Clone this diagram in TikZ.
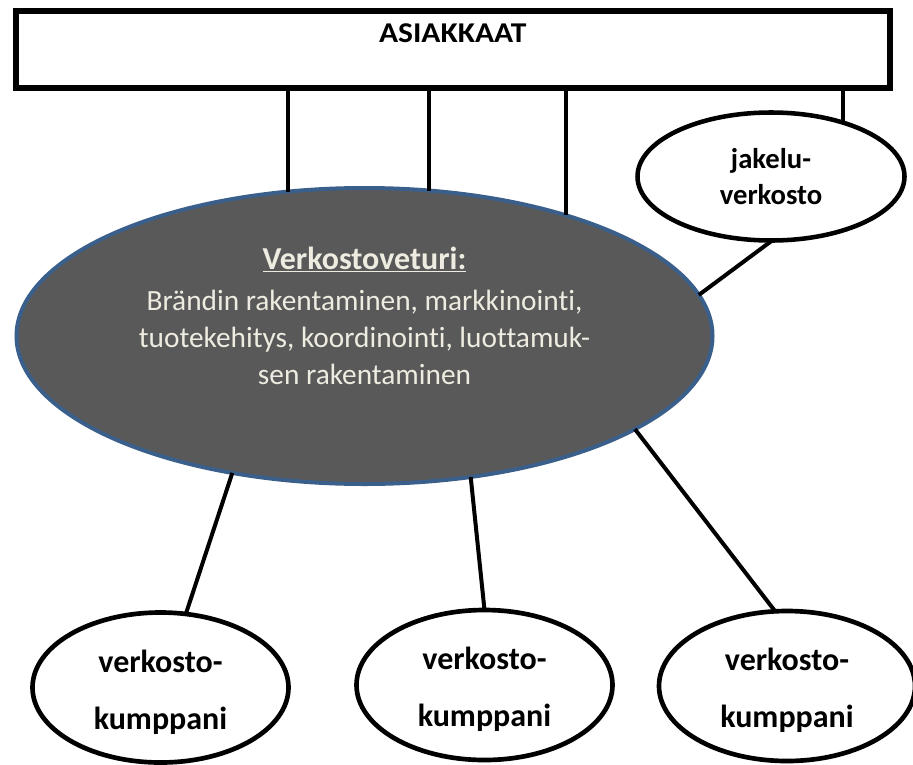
\documentclass[tikz,border=0pt]{standalone}
\usepackage{fontspec}
\setmainfont{Carlito}[Ligatures=CommonOff]
\newfontfamily\leveafont{Carlito}[Ligatures=CommonOff, FakeStretch=1.1]
\usetikzlibrary{shapes.geometric}

\definecolor{veturiharmaa}{HTML}{595959}
\definecolor{veturisini}{HTML}{3A5F8B}
\definecolor{tekstivalko}{HTML}{EEECE1}

\begin{document}
\begin{tikzpicture}[x=0.75pt, y=-0.75pt,
    yhteys/.style={line width=3pt},
    kumppani/.style={draw, ellipse, line width=3.5pt, fill=white, minimum width=192pt, minimum height=112.5pt,
      inner sep=0pt, outer sep=0pt, align=center, font=\bfseries\fontsize{24}{42.75}\selectfont}]
    \useasboundingbox (0,0) rectangle (913,764);

    % asiakkaat ylhaalla
    \node[draw, line width=4.5pt, minimum width=655.5pt, minimum height=57.75pt, inner sep=0pt,
      label={[font=\leveafont\bfseries\fontsize{21.5}{26}\selectfont, yshift=11.9pt]center:ASIAKKAAT}] (asiakkaat) at (452.7,49.3) {};

    % verkostoveturi keskella
    \node[ellipse, draw=veturisini, fill=veturiharmaa, line width=3pt, minimum width=522pt, minimum height=222pt,
      inner sep=0pt, outer sep=0pt,
      label={[text=tekstivalko, align=center, font=\fontsize{22}{27.75}\selectfont, yshift=15pt]center:{{\fontsize{24}{30}\selectfont\bfseries\underline{Verkostoveturi:}}\\[3pt]Brändin rakentaminen, markkinointi,\\tuotekehitys, koordinointi, luottamuk-\\sen rakentaminen}}] (veturi) at (364.5,336) {};

    % jakeluverkosto oikealla
    \node[ellipse, draw, line width=3.4pt, fill=white, minimum width=200.25pt, minimum height=96pt,
      inner sep=0pt, outer sep=0pt, align=center, font=\bfseries\fontsize{21.5}{27}\selectfont] (jakelu) at (771,176.5) {jakelu-\\verkosto};

    % verkostokumppanit alhaalla
    \node[kumppani] (kumppani1) at (160.5,687.5) {\rule{0pt}{24pt}verkosto-\\kumppani};
    \node[kumppani] (kumppani2) at (484.5,685) {\rule{0pt}{24pt}verkosto-\\kumppani};
    \node[kumppani] (kumppani3) at (787,686) {\rule{0pt}{24pt}verkosto-\\kumppani};

    % yhteydet asiakkaisiin
    \draw[yhteys] (veturi.118 |- asiakkaat.south) -- (veturi.118);
    \draw[yhteys] (veturi.66 |- asiakkaat.south) -- (veturi.66);
    \draw[yhteys] (veturi.31 |- asiakkaat.south) ++(0,-3) -- (veturi.31);
    \draw[yhteys] (jakelu.37 |- asiakkaat.south) ++(0,-3) -- (jakelu.37);

    % yhteydet veturista
    \draw[yhteys] (jakelu.271) -- (veturi.7);
    \draw[yhteys] (veturi.226) -- (kumppani1.71);
    \draw[yhteys] (veturi.307) -- (kumppani2.90);
    \draw[yhteys] (veturi.341) -- (kumppani3.99);
\end{tikzpicture}
\end{document}
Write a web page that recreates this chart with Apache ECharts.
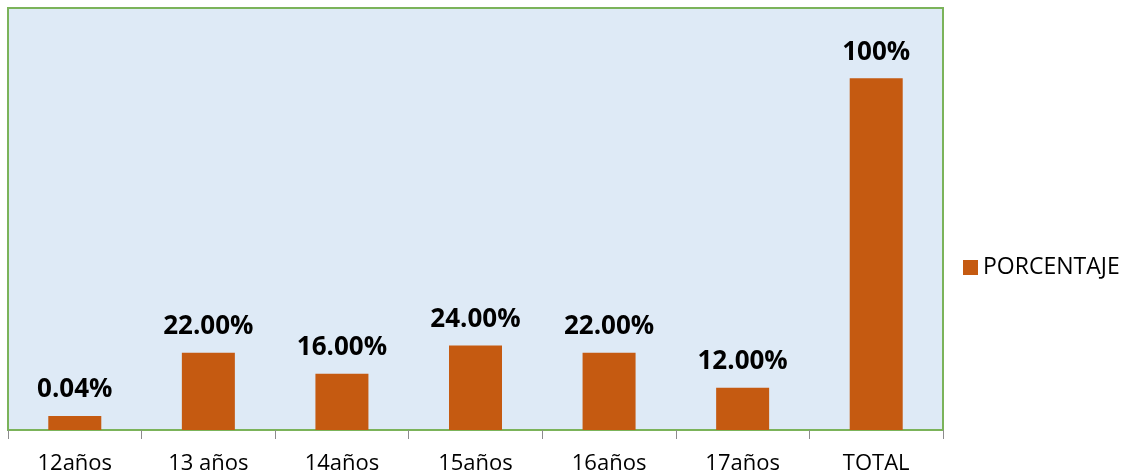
<!DOCTYPE html>
<html>
<head>
    <meta charset="UTF-8">
    <title>PORCENTAJE</title>
    <script type="text/javascript" src="https://cdn.jsdelivr.net/npm/echarts@6/dist/echarts.min.js"></script>
    <style>
        html, body { margin: 0; padding: 0; background: #fff; }
        #main { width: 1126px; height: 476px; }
    </style>
</head>
<body>
<div id="main"></div>
<script type="text/javascript">
    // datos
    var categorias = ['12años', '13 años', '14años', '15años', '16años', '17años', 'TOTAL'];
    var porcentaje = [0.04, 0.22, 0.16, 0.24, 0.22, 0.12, 1.00];
    var etiquetas = ['0.04%', '22.00%', '16.00%', '24.00%', '22.00%', '12.00%', '100%'];

    var myChart = echarts.init(document.getElementById('main'));
    myChart.setOption({
        animation: false,
        textStyle: { fontFamily: 'Open Sans, Noto Sans, sans-serif' },
        grid: {
            left: 8, right: 183, top: 8, bottom: 46,
            show: true,
            backgroundColor: '#DEEAF6',
            borderColor: '#7BB35A',
            borderWidth: 2
        },
        legend: {
            data: ['PORCENTAJE'],
            orient: 'vertical',
            left: 958, top: 251,
            itemWidth: 15, itemHeight: 15, itemGap: 6,
            icon: 'rect',
            textStyle: { fontSize: 23, color: '#000', fontFamily: 'Open Sans' }
        },
        xAxis: {
            type: 'category',
            data: categorias,
            axisLine: { show: false },
            axisTick: { show: true, length: 9, lineStyle: { color: '#8c8c8c' } },
            axisLabel: { fontSize: 22, color: '#000', margin: 23 }
        },
        yAxis: {
            type: 'value',
            min: 0, max: 1.2,
            show: false,
            splitLine: { show: false }
        },
        series: [{
            name: 'PORCENTAJE',
            type: 'bar',
            data: porcentaje,
            barWidth: 53,
            itemStyle: { color: '#C55A11' },
            label: {
                show: true,
                position: 'top',
                distance: 13,
                fontSize: 26,
                fontWeight: 'bold',
                color: '#000',
                formatter: function (p) { return etiquetas[p.dataIndex]; }
            }
        }]
    });
</script>
</body>
</html>
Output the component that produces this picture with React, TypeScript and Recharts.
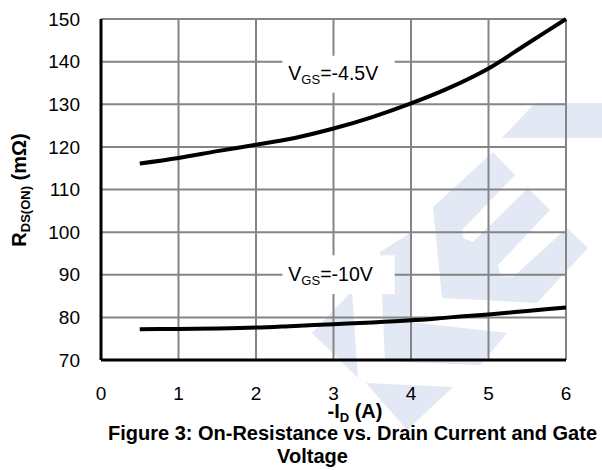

--*--

## THE REQUEST
Only the number is wanted: how many lines in the entries above contain the string "with"?

## TASK RESULT
2